Ban accepted the Yenching program’s offer to take classes in Korea for the fall, and will “hopefully” travel to Beijing in the spring to start his research.

“Initially I was a bit frustrated because they didn’t provide any sufficient explanation for the decision to postpone the funding until spring,” he said. “After I met them I felt they made the right decision.”

According to Korea Foundation Professor of Korean Literature David McCann, head tutor of EALC, many concentrators “had to start over again.”

“It really was a very disruptive and a difficult time,” he said. “Everyone [had] to make a new summer for themselves...To have, all of a sudden, the United States government and the University administration saying you can’t go to China or some of the other places—that’s a difficult thing to overcome.”

McCann said he wasn’t sure how students were dealing with the lift on the moratorium.

“I haven’t heard from students since the end of school, so I don’t know how they’ve been doing this summer,” McCann added.
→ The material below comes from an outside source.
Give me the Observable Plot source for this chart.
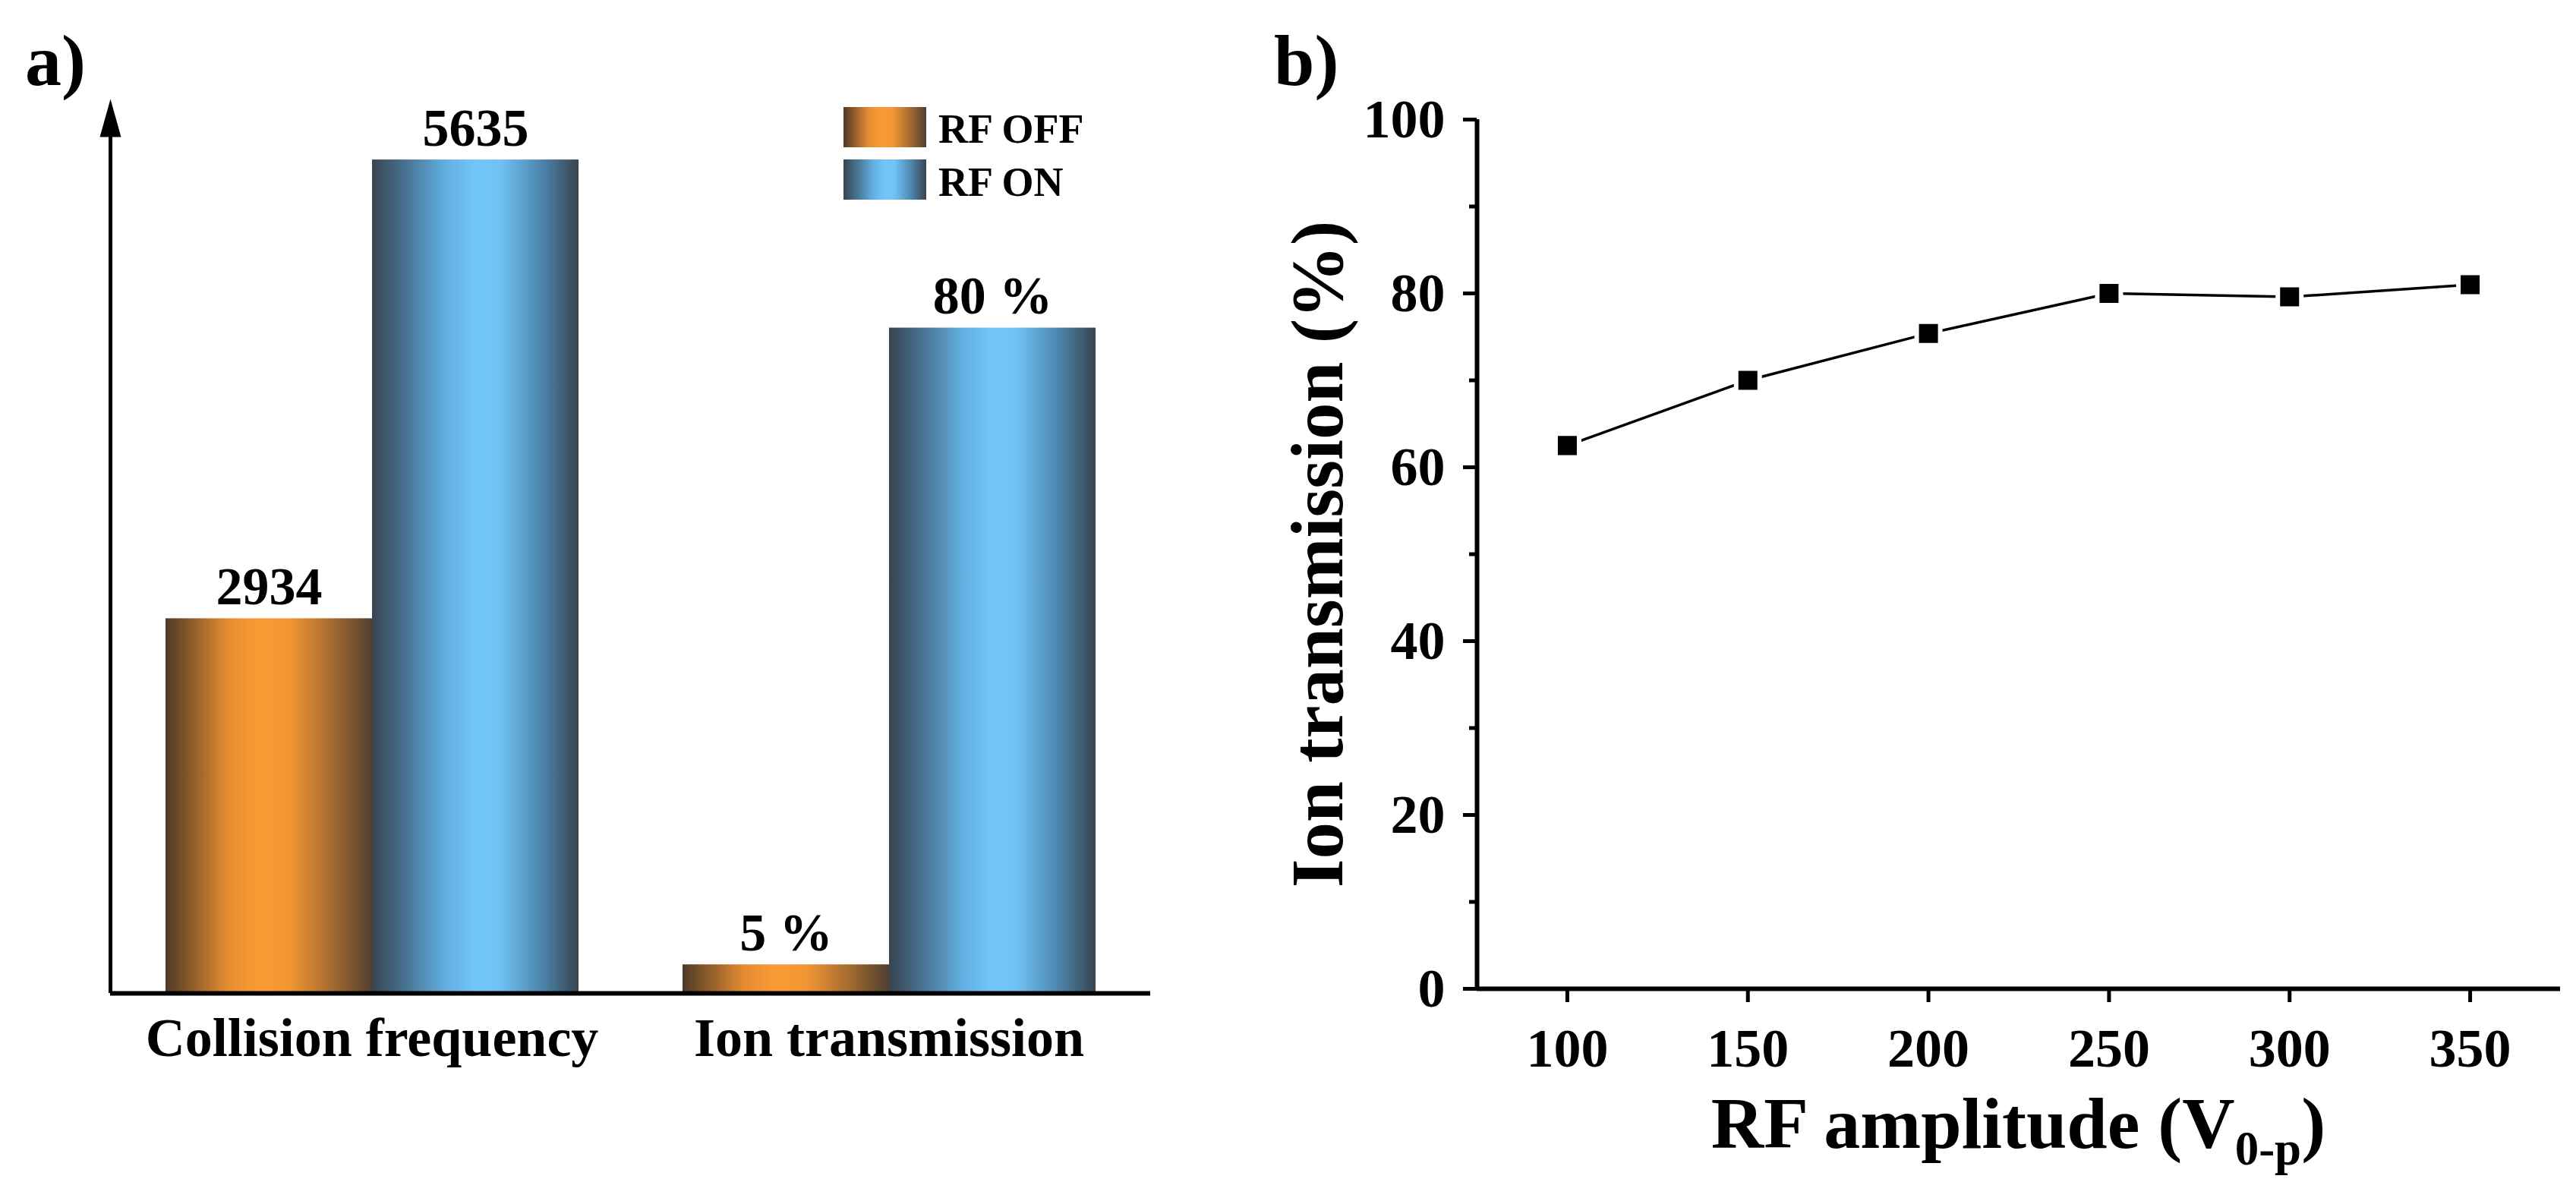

He said he was unsure about travel plans of the East Asian Studies faculty, but “most of the faculty in the department do get over there in the summer.”

McCann said that since many students’ alternate plans involved programs in the United States, the department has generally had less direct communication with students than the organizations that actually give grant money.

East Asian studies concentrator Claudine C. Stuchell ’04, Hackenbracht and Ban said they did not receive any notification about the lifting of the travel ban from their respective departments.

Adams, however, found out about Harvard’s decision almost immediately. He said that he checked the Harvard SARS alert page and the World Health Organization’s website each morning to see how many new SARS cases there were that day.

“It’s something that I’ve been following very closely,” he said.